Under Roe’s, Trimester Framework, abortions were not restricted in the first trimester of pregnancy. From the end of the first trimester on, a state could restrict abortions for the fetus carrier’s health. From the end of the second trimester, a state could completely outlaw abortions because the fetus is considered viable, meaning “capable of developing and surviving independently”.
However, in interest of the fetus carrier’s health, exceptions could be made after fetal viability.

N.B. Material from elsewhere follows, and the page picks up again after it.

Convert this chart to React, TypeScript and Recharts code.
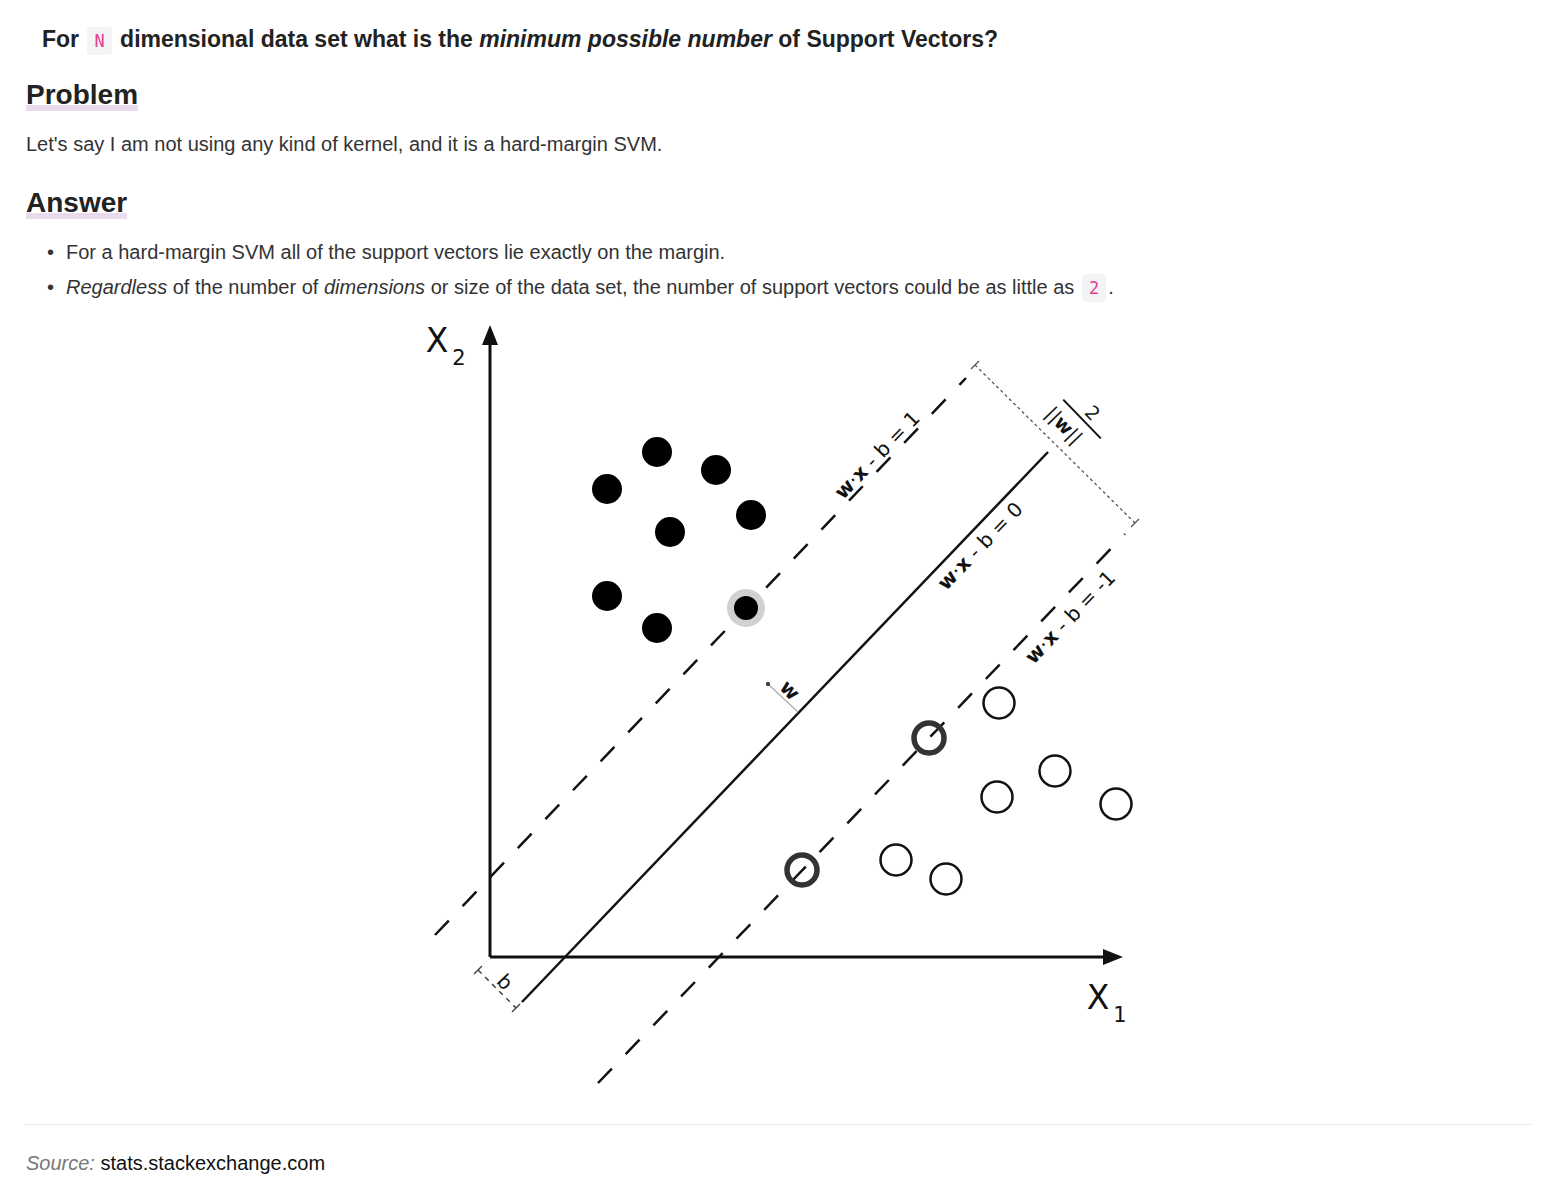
import React from "react"
import { ScatterChart, Scatter, XAxis, YAxis, ReferenceLine } from "recharts"

// plane coordinates: origin at the axes corner, x1 to the right, x2 up
const filledPoints = [
  { x: 167, y: 505 },
  { x: 226, y: 487 },
  { x: 117, y: 468 },
  { x: 261, y: 442 },
  { x: 180, y: 425 },
  { x: 117, y: 361 },
  { x: 167, y: 329 },
]
const filledSupport = [{ x: 256, y: 349 }]

const openPoints = [
  { x: 509, y: 254 },
  { x: 565, y: 186 },
  { x: 507, y: 160 },
  { x: 626, y: 153 },
  { x: 406, y: 97 },
  { x: 456, y: 78 },
]
const openSupport = [
  { x: 439, y: 219 },
  { x: 312, y: 87 },
]

// hyperplanes w·x - b = 1, 0, -1 (end points)
const planeUpper = [{ x: -55, y: 22 }, { x: 476, y: 579 }]
const planeMiddle = [{ x: 32, y: -45 }, { x: 558, y: 505 }]
const planeLower = [{ x: 108, y: -126 }, { x: 635, y: 423 }]

// axes
const axisX1 = [{ x: 0, y: 0 }, { x: 620, y: 0 }]
const axisX2 = [{ x: 0, y: 0 }, { x: 0, y: 620 }]
const arrowTips = [
  { x: 633, y: 0, dir: "right" },
  { x: 0, y: 632, dir: "up" },
]

// margin width marker, offset b marker, normal vector w
const marginBar = [{ x: 485, y: 592 }, { x: 645, y: 434 }]
const marginTicks = [
  [{ x: 481, y: 588 }, { x: 489, y: 596 }],
  [{ x: 641, y: 430 }, { x: 649, y: 438 }],
]
const offsetBar = [{ x: -12, y: -13 }, { x: 26, y: -51 }]
const offsetTicks = [
  [{ x: -16, y: -17 }, { x: -8, y: -9 }],
  [{ x: 22, y: -55 }, { x: 30, y: -47 }],
]
const normalVector = [{ x: 308, y: 245 }, { x: 278, y: 273 }]
const normalTip = [{ x: 278, y: 273 }]

const planeLabels = [
  { x: 387, y: 502, rhs: "1" },
  { x: 490, y: 411, rhs: "0" },
  { x: 580, y: 340, rhs: "-1" },
]
const fractionLabel = [{ x: 592, y: 538 }]
const smallLabels = [
  { x: 300, y: 267, text: "w", bold: true },
  { x: 15, y: -25, text: "b", bold: false },
]
const axisLabels = [
  { x: -53, y: 617, sub: "2" },
  { x: 608, y: -40, sub: "1" },
]

const FONT = "'DejaVu Sans', sans-serif"

const codeStyle: React.CSSProperties = {
  display: "inline-block",
  fontFamily: "'DejaVu Sans Mono', monospace",
  fontSize: 17,
  fontWeight: 400,
  color: "#e83e8c",
  background: "#f3f4f5",
  borderRadius: 4,
  padding: "0 7px",
  lineHeight: "28px",
  margin: "0 2px",
}

const headingStyle = (top: number): React.CSSProperties => ({
  position: "absolute",
  left: 18,
  top,
  fontSize: 28,
  fontWeight: 700,
  lineHeight: "34px",
  height: 34,
  color: "#222",
  background:
    "linear-gradient(transparent 27px, #e9dbed 27px, #e9dbed 33px, transparent 33px)",
})

function Diagram() {
  return (
    <ScatterChart width={750} height={790} margin={{ top: 0, right: 0, bottom: 0, left: 0 }}>
      <XAxis type="number" dataKey="x" domain={[-80, 670]} hide />
      <YAxis type="number" dataKey="y" domain={[-148, 642]} hide />

      <ReferenceLine segment={axisX1} stroke="#111" strokeWidth={3} ifOverflow="visible" />
      <ReferenceLine segment={axisX2} stroke="#111" strokeWidth={3} ifOverflow="visible" />

      <ReferenceLine segment={planeUpper} stroke="#111" strokeWidth={2.5} strokeDasharray="20 20" ifOverflow="visible" />
      <ReferenceLine segment={planeMiddle} stroke="#111" strokeWidth={2.5} ifOverflow="visible" />
      <ReferenceLine segment={planeLower} stroke="#111" strokeWidth={2.5} strokeDasharray="20 20" ifOverflow="visible" />

      <ReferenceLine segment={marginBar} stroke="#555" strokeWidth={1.3} strokeDasharray="3 3" ifOverflow="visible" />
      {marginTicks.map((t, i) => (
        <ReferenceLine key={"mt" + i} segment={t} stroke="#555" strokeWidth={1.3} ifOverflow="visible" />
      ))}
      <ReferenceLine segment={offsetBar} stroke="#444" strokeWidth={1.5} strokeDasharray="5 5" ifOverflow="visible" />
      {offsetTicks.map((t, i) => (
        <ReferenceLine key={"ot" + i} segment={t} stroke="#444" strokeWidth={1.5} ifOverflow="visible" />
      ))}
      <ReferenceLine segment={normalVector} stroke="#aaa" strokeWidth={1.2} ifOverflow="visible" />

      <Scatter
        data={normalTip}
        isAnimationActive={false}
        shape={(p: any) => <circle cx={p.cx} cy={p.cy} r={2.2} fill="#444" />}
      />

      <Scatter
        data={arrowTips}
        isAnimationActive={false}
        shape={(p: any) =>
          p.payload.dir === "right" ? (
            <polygon points={`${p.cx},${p.cy} ${p.cx - 20},${p.cy - 8} ${p.cx - 20},${p.cy + 8}`} fill="#111" />
          ) : (
            <polygon points={`${p.cx},${p.cy} ${p.cx - 8},${p.cy + 20} ${p.cx + 8},${p.cy + 20}`} fill="#111" />
          )
        }
      />

      <Scatter
        data={filledPoints}
        isAnimationActive={false}
        shape={(p: any) => <circle cx={p.cx} cy={p.cy} r={15} fill="#000" />}
      />
      <Scatter
        data={filledSupport}
        isAnimationActive={false}
        shape={(p: any) => (
          <g>
            <circle cx={p.cx} cy={p.cy} r={19} fill="#000" fillOpacity={0.18} />
            <circle cx={p.cx} cy={p.cy} r={12} fill="#000" />
          </g>
        )}
      />
      <Scatter
        data={openPoints}
        isAnimationActive={false}
        shape={(p: any) => <circle cx={p.cx} cy={p.cy} r={15.5} fill="none" stroke="#111" strokeWidth={2.5} />}
      />
      <Scatter
        data={openSupport}
        isAnimationActive={false}
        shape={(p: any) => <circle cx={p.cx} cy={p.cy} r={15} fill="none" stroke="#333" strokeWidth={5.5} />}
      />

      <Scatter
        data={planeLabels}
        isAnimationActive={false}
        shape={(p: any) => (
          <text
            x={p.cx}
            y={p.cy}
            textAnchor="middle"
            dominantBaseline="central"
            fontFamily={FONT}
            fontSize={20}
            fill="#111"
            transform={`rotate(-46 ${p.cx} ${p.cy})`}
          >
            <tspan fontWeight="bold">w</tspan>·<tspan fontWeight="bold">x</tspan> - b = {p.payload.rhs}
          </text>
        )}
      />
      <Scatter
        data={fractionLabel}
        isAnimationActive={false}
        shape={(p: any) => (
          <g transform={`translate(${p.cx} ${p.cy}) rotate(46)`} fontFamily={FONT} fill="#111">
            <line x1={-27} y1={0} x2={27} y2={0} stroke="#111" strokeWidth={2} />
            <text x={3} y={-5} textAnchor="middle" fontSize={19}>2</text>
            <text x={-8} y={17} textAnchor="middle" dominantBaseline="central" fontSize={19}>
              ||<tspan fontWeight="bold">w</tspan>||
            </text>
          </g>
        )}
      />
      <Scatter
        data={smallLabels}
        isAnimationActive={false}
        shape={(p: any) => (
          <text
            x={p.cx}
            y={p.cy}
            textAnchor="middle"
            dominantBaseline="central"
            fontFamily={FONT}
            fontSize={20}
            fontWeight={p.payload.bold ? "bold" : "normal"}
            fill="#111"
            transform={`rotate(46 ${p.cx} ${p.cy})`}
          >
            {p.payload.text}
          </text>
        )}
      />
      <Scatter
        data={axisLabels}
        isAnimationActive={false}
        shape={(p: any) => (
          <g fontFamily={FONT} fill="#111">
            <text x={p.cx} y={p.cy} textAnchor="middle" dominantBaseline="central" fontSize={33}>X</text>
            <text x={p.cx + 22} y={p.cy + 18} textAnchor="middle" dominantBaseline="central" fontSize={21}>
              {p.payload.sub}
            </text>
          </g>
        )}
      />
    </ScatterChart>
  )
}

export default function App() {
  return (
    <div
      style={{
        position: "relative",
        width: 1540,
        height: 1184,
        fontFamily: "'Liberation Sans', Arial, Helvetica, sans-serif",
        color: "#333",
      }}
    >
      <div
        style={{
          position: "absolute",
          left: 34,
          top: 16,
          fontSize: 23,
          fontWeight: 700,
          lineHeight: "30px",
          color: "#222",
          whiteSpace: "nowrap",
        }}
      >
        For <code style={codeStyle}>N</code> dimensional data set what is the <em>minimum possible number</em> of Support
        Vectors?
      </div>

      <div style={headingStyle(70)}>Problem</div>
      <div style={{ position: "absolute", left: 18, top: 122, fontSize: 20, lineHeight: "28px", whiteSpace: "nowrap" }}>
        Let's say I am not using any kind of kernel, and it is a hard-margin SVM.
      </div>

      <div style={headingStyle(178)}>Answer</div>
      <div style={{ position: "absolute", left: 39, top: 227, fontSize: 20, lineHeight: "35px", whiteSpace: "nowrap" }}>
        <div>
          <span style={{ display: "inline-block", width: 19 }}>•</span>For a hard-margin SVM all of the support vectors lie
          exactly on the margin.
        </div>
        <div>
          <span style={{ display: "inline-block", width: 19 }}>•</span>
          <em>Regardless</em> of the number of <em>dimensions</em> or size of the data set, the number of support vectors
          could be as little as <code style={codeStyle}>2</code>.
        </div>
      </div>

      <div style={{ position: "absolute", left: 402, top: 307 }}>
        <Diagram />
      </div>

      <div style={{ position: "absolute", left: 17, top: 1116, width: 1506, height: 1, background: "#e6e6e6" }} />
      <div style={{ position: "absolute", left: 18, top: 1141, fontSize: 20, lineHeight: "28px", whiteSpace: "nowrap" }}>
        <em style={{ color: "#777" }}>Source:</em> <span style={{ color: "#111" }}>stats.stackexchange.com</span>
      </div>
    </div>
  )
}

Planned Parenthood of Southeastern Pennsylvania v. Casey
In 1992, the ruling of the Supreme Court case, Planned Parenthood of Southeastern Pennsylvania v. Casey, reestablished the basic principle of Roe v. Wade, women have the right to obtain an abortion before fetal viability.
The plaintiff in this case, Planned Parenthood of Southeastern Pennsylvania, included multiple Pennsylvanian abortion clinics, and a group of abortion providing Physicians.

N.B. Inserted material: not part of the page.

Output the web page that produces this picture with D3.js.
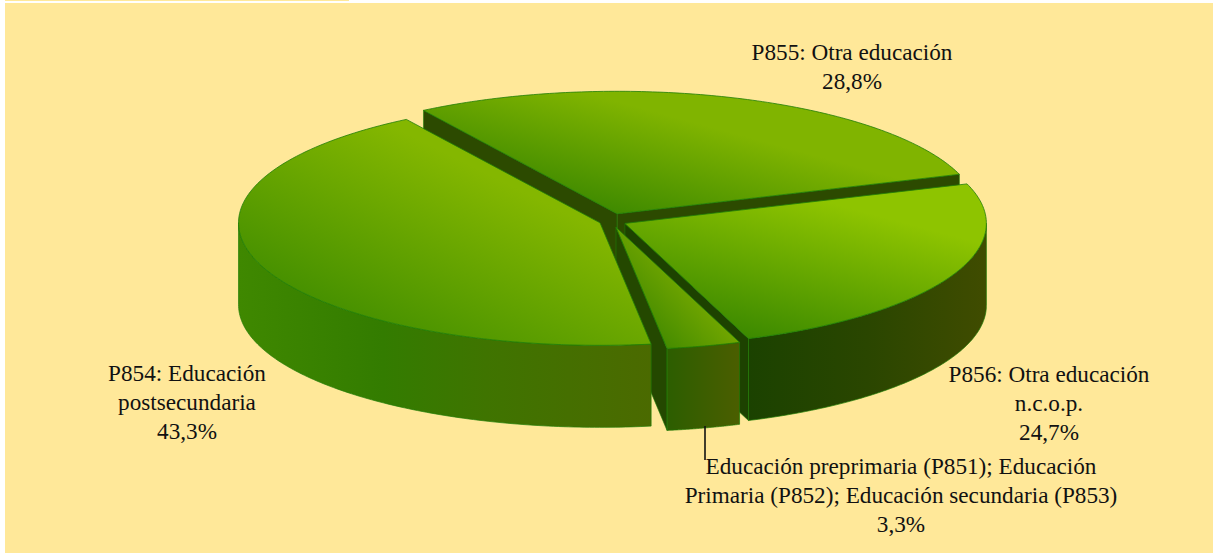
<!DOCTYPE html>
<html>
<head>
<meta charset="utf-8">
<script src="https://cdnjs.cloudflare.com/ajax/libs/d3/7.8.5/d3.min.js"></script>
<style>
  body { margin: 0; background: #fff; }
  svg { display: block; }
  text { font-family: "Liberation Serif", serif; font-size: 23.2px; fill: #111; text-anchor: middle; }
</style>
</head>
<body>
<script>
// values in drawing order, clockwise from the back left cut
const codes = ["P855", "P856", "P851-3", "P854"];
const shares = [28.8, 24.7, 3.3, 43.3];
const labelLines = [
  ["P855: Otra educación", "28,8%"],
  ["P856: Otra educación", "n.c.o.p.", "24,7%"],
  ["Educación preprimaria (P851); Educación", "Primaria (P852); Educación secundaria (P853)", "3,3%"],
  ["P854: Educación", "postsecundaria", "43,3%"]
];

const width = 1213, height = 553;
const center = {x: 612.7, y: 220.4};
const rx = 361.5, ry = 122.5, depth = 82;
const explodeX = 13.5, explodeY = 7;
const startDeg = -32.4;
const labelPos = [[852, 60], [1049, 382], [901, 474], [187, 381]];
const lineGap = 29;

// x1,y1,x2,y2 in page pixels plus the stops of each top face
const topShade = {
  P855: [600, 215, 630, 105, "#3c8800", "#80b400"],
  P856: [760, 345, 800, 195, "#3a8800", "#8ec400"],
  "P851-3": [665, 345, 715, 300, "#468c00", "#78aa00"],
  P854: [330, 345, 430, 145, "#3c8a00", "#84b700"]
};
const sideShade = {
  P856: [[0, "#1b4200"], [0.5, "#2a4600"], [1, "#404c00"]],
  "P851-3": [[0, "#2c5e00"], [1, "#4b5e00"]],
  P854: [[0, "#3f8800"], [0.35, "#337c00"], [0.6, "#3f7400"], [1, "#4b6a00"]]
};
const wallColor = {P855: "#2c4a00", P856: "#1d4200", "P851-3": "#244800", P854: "#2c4a00"};
const edge = "#1f7d06";

const svg = d3.select("body").append("svg").attr("width", width).attr("height", height);
const defs = svg.append("defs");

svg.append("rect").attr("x", 5).attr("y", 3).attr("width", width - 5).attr("height", height - 3).attr("fill", "#ffe899");
svg.append("rect").attr("x", 5).attr("y", 0).attr("width", 344).attr("height", 1).attr("fill", "#ffe899");

const pie = d3.pie().sort(null).value(d => d)
  .startAngle(startDeg * Math.PI / 180)
  .endAngle((startDeg + 360) * Math.PI / 180);
const arcs = pie(shares);

const xs = d3.scaleLinear().domain([-1, 1]).range([-rx, rx]);
const ys = d3.scaleLinear().domain([-1, 1]).range([-ry, ry]);
const line = d3.line().x(d => d[0]).y(d => d[1]);

function rimPoint(o, a, drop) {
  return [o.x + xs(Math.sin(a)), o.y + ys(-Math.cos(a)) + drop];
}
function rim(o, a0, a1, drop) {
  return d3.range(0, 121).map(i => rimPoint(o, a0 + (a1 - a0) * i / 120, drop));
}

arcs.forEach((d, i) => {
  const code = codes[i];
  const mid = (d.startAngle + d.endAngle) / 2;
  const o = {x: center.x + Math.sin(mid) * explodeX, y: center.y - Math.cos(mid) * explodeY};
  const g = svg.append("g").attr("class", "slice");

  // cut walls, only the ones turned to the viewer
  [[d.startAngle, d.startAngle - Math.PI / 2], [d.endAngle, d.endAngle + Math.PI / 2]].forEach(([a, n]) => {
    if (Math.cos(n) >= 0) return;
    const p = rimPoint(o, a, 0), q = rimPoint(o, a, depth);
    g.append("path")
      .attr("d", line([[o.x, o.y], p, q, [o.x, o.y + depth]]) + "Z")
      .attr("fill", wallColor[code])
      .attr("stroke", edge).attr("stroke-width", 0.6);
  });

  // outer wall, front half of the ellipse
  const a0 = Math.max(d.startAngle, Math.PI / 2), a1 = Math.min(d.endAngle, 3 * Math.PI / 2);
  if (a1 > a0) {
    const top = rim(o, a0, a1, 0), bottom = rim(o, a1, a0, depth);
    const id = "side" + i;
    const xr = d3.extent(top, p => p[0]);
    const lg = defs.append("linearGradient").attr("id", id)
      .attr("gradientUnits", "userSpaceOnUse")
      .attr("x1", xr[0]).attr("x2", xr[1]).attr("y1", 0).attr("y2", 0);
    sideShade[code].forEach(s => lg.append("stop").attr("offset", s[0]).attr("stop-color", s[1]));
    g.append("path")
      .attr("d", line(top.concat(bottom)) + "Z")
      .attr("fill", `url(#${id})`)
      .attr("stroke", edge).attr("stroke-width", 0.7);
  }

  // top face
  const sh = topShade[code];
  const tg = defs.append("linearGradient").attr("id", "top" + i)
    .attr("gradientUnits", "userSpaceOnUse")
    .attr("x1", sh[0]).attr("y1", sh[1]).attr("x2", sh[2]).attr("y2", sh[3]);
  tg.append("stop").attr("offset", 0).attr("stop-color", sh[4]);
  tg.append("stop").attr("offset", 1).attr("stop-color", sh[5]);
  g.append("path")
    .attr("d", line([[o.x, o.y]].concat(rim(o, d.startAngle, d.endAngle, 0))) + "Z")
    .attr("fill", `url(#top${i})`)
    .attr("stroke", edge).attr("stroke-width", 0.8);
});

// leader of the small slice
svg.append("line")
  .attr("x1", 705).attr("x2", 705).attr("y1", 426).attr("y2", 460)
  .attr("stroke", "#111").attr("stroke-width", 1.6);

labelLines.forEach((lines, i) => {
  lines.forEach((t, k) => {
    svg.append("text")
      .attr("x", labelPos[i][0])
      .attr("y", labelPos[i][1] + k * lineGap)
      .text(t);
  });
});
</script>
</body>
</html>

The defendant, the Governor of Pennsylvania, Bob Casey Sr., argued that a state has the right to regulate abortion for the sake of a fetus or woman’s health.
The case’s question aimed to narrow the ruling of a previous case, Roe v Wade. Pennsylvania enacted new statutes that required women who want an abortion to wait twenty-four hours before the procedure, get informed consent (the doctors have to make sure that the patients know what’s happening during the procedure, and the outcomes and risks), notify their husbands (if they’re married), and get parental consent, (if they’re minors).
William Rehnquist, Byron White, Antonin Scalia, and Clarence Thomas, voted against Planned Parenthood of Southeastern Pennsylvania, and in favor of Casey out of the nine Supreme Court Justices, William Rehnquist, Byron White, Harry Blackmun, John Paul Stevens, Sandra Day O’Connor, Antonin Scalia, Anthony Kennedy, David Souter, and Clarence Thomas.
During this case, a new standard that would determine the validity of the restrictions for abortion seekers, was called, “undue burden”. This meant that if the restrictions that new laws brought would place “significant difficulty or expense” on the abortion seekers, then it would be unconstitutional and invalid.
Dobbs v. Jackson Women’s Health Organization
A Supreme Court Opinion is a type of writing authored by the Justices themselves. The opinion was authenticized by Chief Justice, John Roberts Jr.
The current Chief Justice of the United States, is John Roberts Jr. The Associate Justices are Clarence Thomas, Stephen Breyer, Samuel Alito, Sonia Sotomayor, Elena Kagan, Neil Gorsuch, Brett Kavanaugh, and Amy Coney Barret.
The draft opinion called for Roe v. Wade to be overruled and said that Roe was “egregiously wrong from the start,”.
Opinions written by the court are not the final ruling of the case. Supreme Court Justices are still able to change their opinions.
A study from American Public Health Association says that “nearly 1 in 4 women is anticipated to have an abortion during her reproductive years”.
Planned Parenthood predicts that if Roe v Wade was overturned, Alabama, Arizona, Arkansas, Georgia, Idaho, Indiana, Kentucky, Louisiana, Mississippi, Missouri, Nebraska, North Dakota, Ohio, Oklahoma, South Carolina, South Dakota, Tennessee, Texas, Utah, West Virginia, and Wisconsin would eliminate access to all abortion procedures.
The most restrictive abortion regulation is in Texas. Texans are unable to receive an abortion after about six weeks into a pregnancy. Most people don’t even know if they’re pregnant then.